Why Juvenile Arthritis Makes Me Want to Be Part of Ariel's World
The water is the only place I don’t feel broken. In fact, I’m the opposite of Ariel from the Little Mermaid — she wanted to be part of our world, but it’s in her world I feel more at home. As I dive into the water and begin to swim, the pain dissipates and my worries leave me.
It’s because of the water that the disease that compromises my immune system and ravages my joints was kept at bay during my childhood — likely for several years. Sure, I noticed changes as my fingers no longer straightened and when I struggled to get out of bed because my knees, hips, and feet were at once brittle, achy, and swollen. Despite those subtle physical signs, my mind told me there was no need to alert my parents. Just growing pains! Until it became clear they weren’t. It was one morning that my mom found my clutching the bannister in our old Victorian house as I slid down the stairs. I told her I couldn’t put any weight on my feet.
After a year of seeing various pediatricians, orthopedic surgeons, and specialists, I was diagnosed at 16 with juvenile arthritis. I’ve now had this disease — and the others I’ve since added under “overlap syndrome” with lupus and scleroderma — for more than half my life. By this point, I’m now used to the injections, the IVs, the blood tests, the daily regimen of pills, the fatigue, and the signs that something’s not right in my body and that I’m flaring.
And yet, up until my diagnosis, I had an idyllic childhood, largely free from chronic pain — summers spent riding bikes with friends, going to the beach, hiking in the woods with my siblings, and yes, lots of swimming. And yet for so many kids the pain is all they know.

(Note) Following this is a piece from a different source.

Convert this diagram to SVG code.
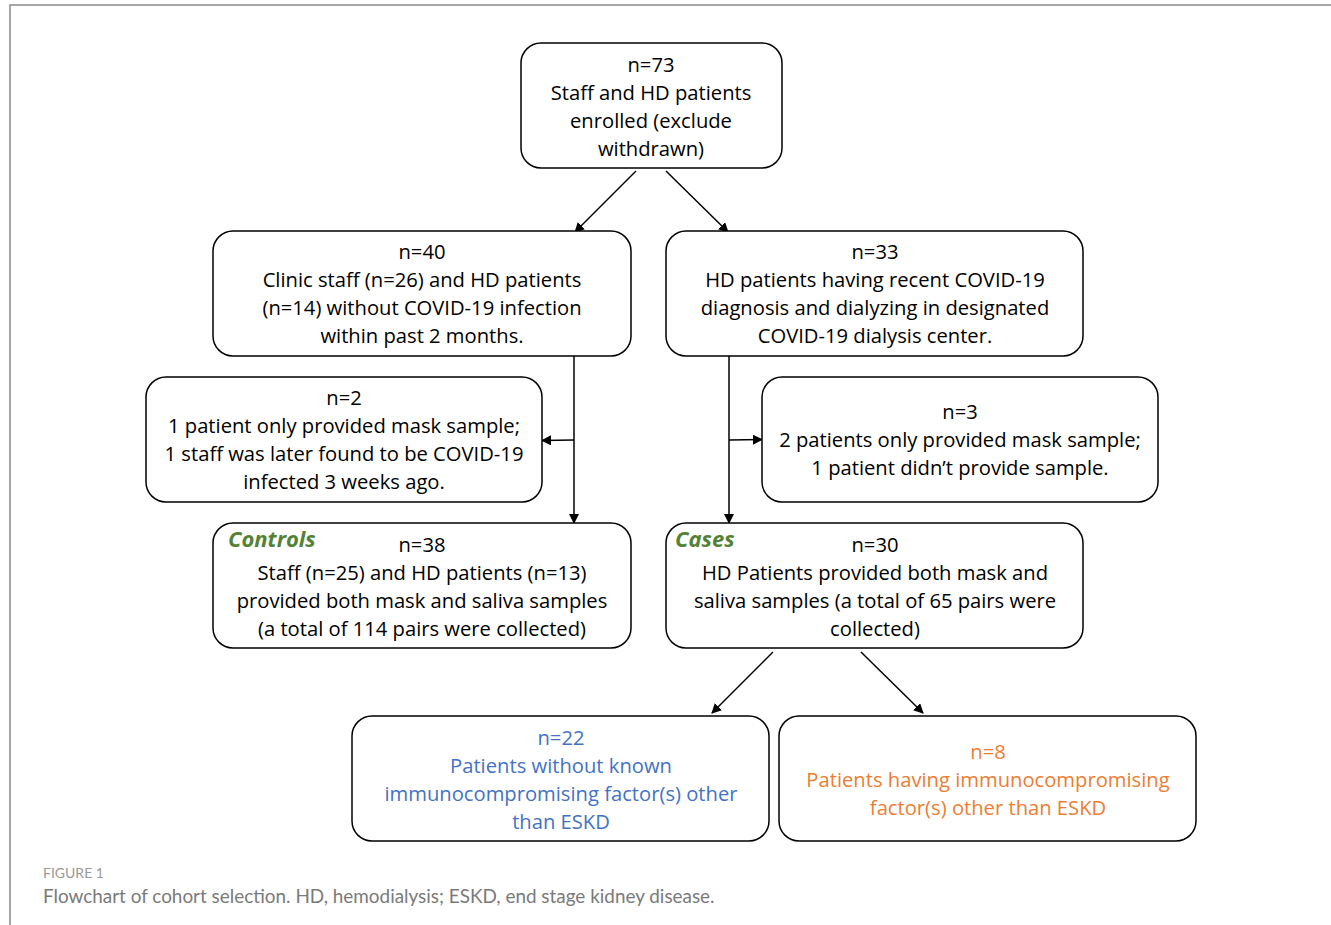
<svg xmlns="http://www.w3.org/2000/svg" width="1331" height="925" viewBox="0 0 1331 925">
<defs>
<marker id="ah" markerWidth="10" markerHeight="10" refX="9" refY="5" orient="auto" markerUnits="userSpaceOnUse">
<path d="M0,0 L10,5 L0,10 z" fill="#000"/>
</marker>
<style>
.box{fill:#fff;stroke:#000;stroke-width:1.5}
.t{font-family:"Open Sans","Liberation Sans",sans-serif;font-size:20.2px;fill:#000;text-anchor:middle}
.lab{font-family:"Open Sans","Liberation Sans",sans-serif;font-size:22px;font-weight:bold;font-style:italic;fill:#548235}
.blue{fill:#4472C4}
.orange{fill:#ED7D31}
.c{stroke:#000;stroke-width:1.5;fill:none;marker-end:url(#ah)}
</style>
</defs>
<rect width="1331" height="925" fill="#fff"/>
<g id="frame">
<path d="M10,925 V5 H1331" fill="none" stroke="#8a8a8a" stroke-width="1.5"/>
</g>
<g id="connectors">
<line class="c" x1="636" y1="171" x2="575" y2="232"/>
<line class="c" x1="666" y1="171" x2="728" y2="232"/>
<line class="c" x1="574" y1="356" x2="574" y2="523"/>
<line class="c" x1="574" y1="440" x2="542" y2="440.5"/>
<line class="c" x1="729" y1="356" x2="729" y2="523"/>
<line class="c" x1="729" y1="440" x2="762" y2="439.5"/>
<line class="c" x1="773" y1="652" x2="712" y2="713"/>
<line class="c" x1="861" y1="652" x2="923" y2="713"/>
</g>
<g id="n73">
<rect class="box" x="521" y="43" width="261" height="125" rx="20"/>
<text class="t" x="651" y="72">n=73</text>
<text class="t" x="651" y="100">Staff and HD patients</text>
<text class="t" x="651" y="128">enrolled (exclude</text>
<text class="t" x="651" y="156">withdrawn)</text>
</g>
<g id="n40">
<rect class="box" x="213" y="231" width="418" height="125" rx="20"/>
<text class="t" x="422" y="259">n=40</text>
<text class="t" x="422" y="287">Clinic staff (n=26) and HD patients</text>
<text class="t" x="422" y="315">(n=14) without COVID-19 infection</text>
<text class="t" x="422" y="343">within past 2 months.</text>
</g>
<g id="n33">
<rect class="box" x="666" y="231" width="417" height="125" rx="20"/>
<text class="t" x="875" y="259">n=33</text>
<text class="t" x="875" y="287">HD patients having recent COVID-19</text>
<text class="t" x="875" y="315">diagnosis and dialyzing in designated</text>
<text class="t" x="875" y="343">COVID-19 dialysis center.</text>
</g>
<g id="n2">
<rect class="box" x="146" y="377" width="396" height="125" rx="20"/>
<text class="t" x="344" y="405">n=2</text>
<text class="t" x="344" y="433">1 patient only provided mask sample;</text>
<text class="t" x="344" y="461">1 staff was later found to be COVID-19</text>
<text class="t" x="344" y="489">infected 3 weeks ago.</text>
</g>
<g id="n3">
<rect class="box" x="762" y="377" width="396" height="125" rx="20"/>
<text class="t" x="960" y="419">n=3</text>
<text class="t" x="960" y="447">2 patients only provided mask sample;</text>
<text class="t" x="960" y="475">1 patient didn’t provide sample.</text>
</g>
<g id="controls">
<rect class="box" x="213" y="523" width="418" height="125" rx="20"/>
<text class="lab" x="228" y="547">Controls</text>
<text class="t" x="422" y="552">n=38</text>
<text class="t" x="422" y="580">Staff (n=25) and HD patients (n=13)</text>
<text class="t" x="422" y="608">provided both mask and saliva samples</text>
<text class="t" x="422" y="636">(a total of 114 pairs were collected)</text>
</g>
<g id="cases">
<rect class="box" x="666" y="523" width="417" height="125" rx="20"/>
<text class="lab" x="675" y="547">Cases</text>
<text class="t" x="875" y="552">n=30</text>
<text class="t" x="875" y="580">HD Patients provided both mask and</text>
<text class="t" x="875" y="608">saliva samples (a total of 65 pairs were</text>
<text class="t" x="875" y="636">collected)</text>
</g>
<g id="n22">
<rect class="box" x="352" y="716" width="417" height="125" rx="20"/>
<text class="t blue" x="561" y="745">n=22</text>
<text class="t blue" x="561" y="773">Patients without known</text>
<text class="t blue" x="561" y="801">immunocompromising factor(s) other</text>
<text class="t blue" x="561" y="829">than ESKD</text>
</g>
<g id="n8">
<rect class="box" x="779" y="716" width="417" height="125" rx="20"/>
<text class="t orange" x="988" y="759">n=8</text>
<text class="t orange" x="988" y="787">Patients having immunocompromising</text>
<text class="t orange" x="988" y="815">factor(s) other than ESKD</text>
</g>
<g id="caption">
<text x="43" y="878" font-family="Lato,'Liberation Sans',sans-serif" font-size="14px" fill="#999">FIGURE 1</text>
<text x="43" y="903" font-family="Lato,'Liberation Sans',sans-serif" font-size="18.9px" fill="#7a7a7a">Flowchart of cohort selection. HD, hemodialysis; ESKD, end stage kidney disease.</text>
</g>
</svg>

July was juvenile arthritis awareness month, and my thoughts are on all the kids who don’t get to play soccer and taken dance lessons — all the 300,000 kids in the US with juvenile arthritis who miss out on being a kid. That’s because I hope like me, they can find a place where they’re carefree and can feel like a kid, which is what happens every time I plunge into the depths and feel the water hug my body — a safe, watery cocoon enveloping my stiff, tired body.
This disease has robbed me of so much and continues to take away from me. On land, I feel the effects more acutely — I go to bed in pain and wake up that way. I’ll eventually fail the drugs I’m on as I have before; it’s only a matter of time until it happens again. I know knee replacements and hip replacements are likely in my future. I’ve had to accept my limitations, while still challenging myself. It’s hard to watch my friends do all sorts of wonderful things and come to grips with my reality. Will I compete in an Ironman triathlon? Probably not. Can I set achievable physical goals for myself? Yes.
Amidst the physical realities, I stave off the anxiety and depression that is a constant companion of battle an autoimmune disease. That’s why I’m glad to have the water to escape to, and my hope and prayer is that every one struggling with chronic illness — especially every kid — has a similar outlet. If not, I encourage you to find that place where you forget about the pain and struggles of your daily life.
For me, it’ll always be the swimming pool, the lake, or the ocean; wherever I find water, there is my sanctuary. So when the pain of my joints and the mental strain of this chronic life becomes too much, when it’s too hard to be on land, I’ll always take the plunge and dive into the weightless expanse of water.